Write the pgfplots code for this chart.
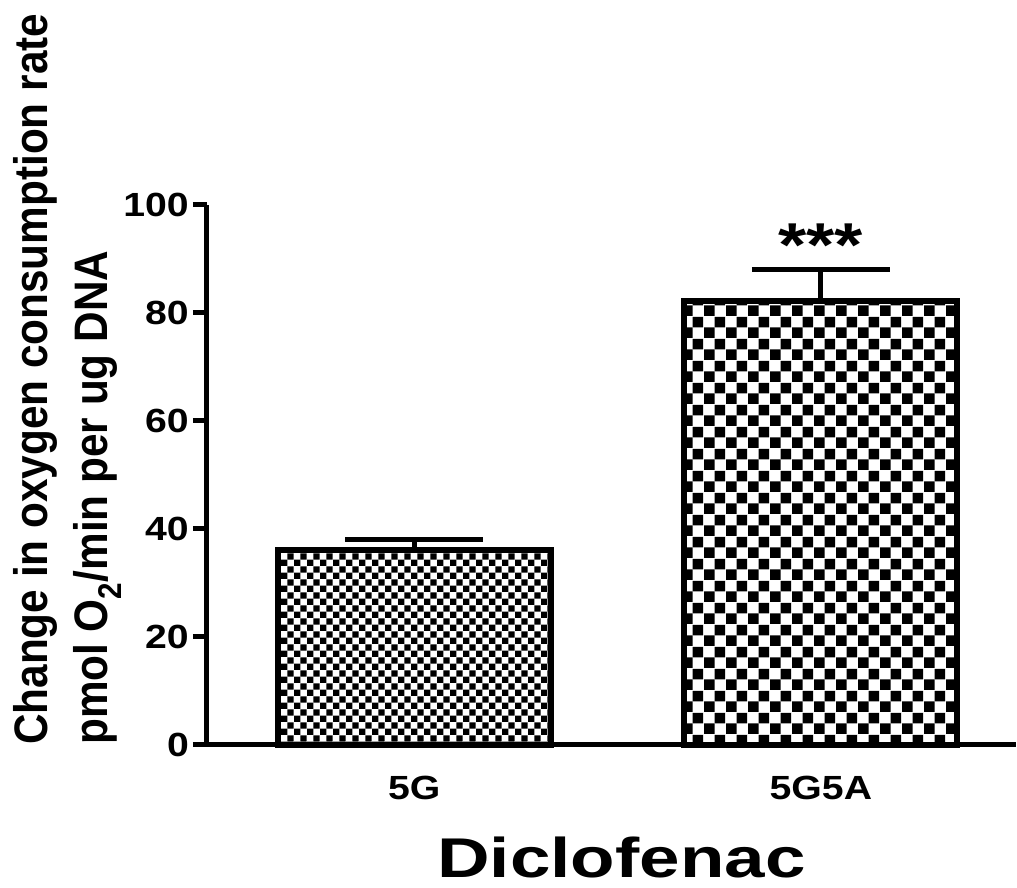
\documentclass[border=0pt]{standalone}
\usepackage{fontspec}
\setmainfont{Liberation Sans}
\newfontfamily\tickf{Liberation Sans Bold}[FakeStretch=1.17]
\newfontfamily\labf{Liberation Sans Bold}[FakeStretch=0.9]
\newfontfamily\xlabf{Liberation Sans Bold}[FakeStretch=1.3]
\usepackage{pgfplots}
\pgfplotsset{compat=1.18}
\usetikzlibrary{patterns.meta}
\tikzdeclarepattern{name=chkfine, type=uncolored,
  bounding box={(0,0) and (12.8pt,12.8pt)}, tile size={(12.8pt,12.8pt)},
  code={\fill (0,0) rectangle (6.4pt,6.4pt); \fill (6.4pt,6.4pt) rectangle (12.8pt,12.8pt);}}
\tikzdeclarepattern{name=chkcoarse, type=uncolored,
  bounding box={(0,0) and (22pt,22pt)}, tile size={(22pt,22pt)},
  code={\fill (0,0) rectangle (11pt,11pt); \fill (11pt,11pt) rectangle (22pt,22pt);}}
\begin{document}
\begin{tikzpicture}
\path[use as bounding box] (-207pt,-143pt) rectangle (810pt,745pt);
\begin{axis}[
  at={(0,0)}, anchor=origin,
  scale only axis, width=809pt, height=540pt,
  xmin=0.49, xmax=2.48, ymin=0, ymax=100,
  axis lines=left, axis line style={-, line width=5pt},
  clip=false,
  xtick={1,2}, xticklabels={5G,5G5A},
  x tick style={draw=none},
  ytick={0,20,...,100},
  y tick style={line width=5pt, black},
  tick align=outside, major tick length=14pt,
  /pgf/number format/assume math mode=true,
  tick label style={font=\tickf\fontsize{33.5}{33.5}\selectfont, inner sep=0pt},
  yticklabel style={xshift=-4pt},
  xticklabel style={yshift=-17pt},
  xlabel={Diclofenac},
  xlabel style={at={(rel axis cs:0.5,0)}, anchor=base, yshift=-132pt, xshift=10pt,
    font=\xlabf\fontsize{56}{56}\selectfont, inner sep=0pt},
  ylabel={Change in oxygen consumption rate\\pmol O\textsubscript{2}/min per ug DNA},
  ylabel style={at={([xshift=-194pt]rel axis cs:0,0)}, anchor=north west, align=left,
    font=\labf\fontsize{47}{60}\selectfont, inner sep=0pt},
  error bars/error bar style={line width=5pt, black},
  error bars/error mark options={rotate=90, mark size=69pt, line width=5pt, black},
]
\addplot[ybar, bar width=0.672, bar shift=0pt, draw=black, line width=6pt,
  pattern=chkfine, pattern color=black,
  error bars/.cd, y dir=plus, y explicit]
  coordinates {(1,36.1) +- (0,2.0)};
\addplot[ybar, bar width=0.672, bar shift=0pt, draw=black, line width=6pt,
  pattern=chkcoarse, pattern color=black,
  error bars/.cd, y dir=plus, y explicit]
  coordinates {(2,82.3) +- (0,5.8)};
\node[font=\tickf\fontsize{62}{62}\selectfont, anchor=center] at (axis cs:2,92.5) {***};
\end{axis}
\end{tikzpicture}
\end{document}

____________

▶ **EXERCISE REQUIREMENTS**:
Copy whichever lines in the listing above contain the word "code".

▶ **CORRECT RESPONSE**:
Write the pgfplots code for this chart.
  code={\fill (0,0) rectangle (6.4pt,6.4pt); \fill (6.4pt,6.4pt) rectangle (12.8pt,12.8pt);}}
  code={\fill (0,0) rectangle (11pt,11pt); \fill (11pt,11pt) rectangle (22pt,22pt);}}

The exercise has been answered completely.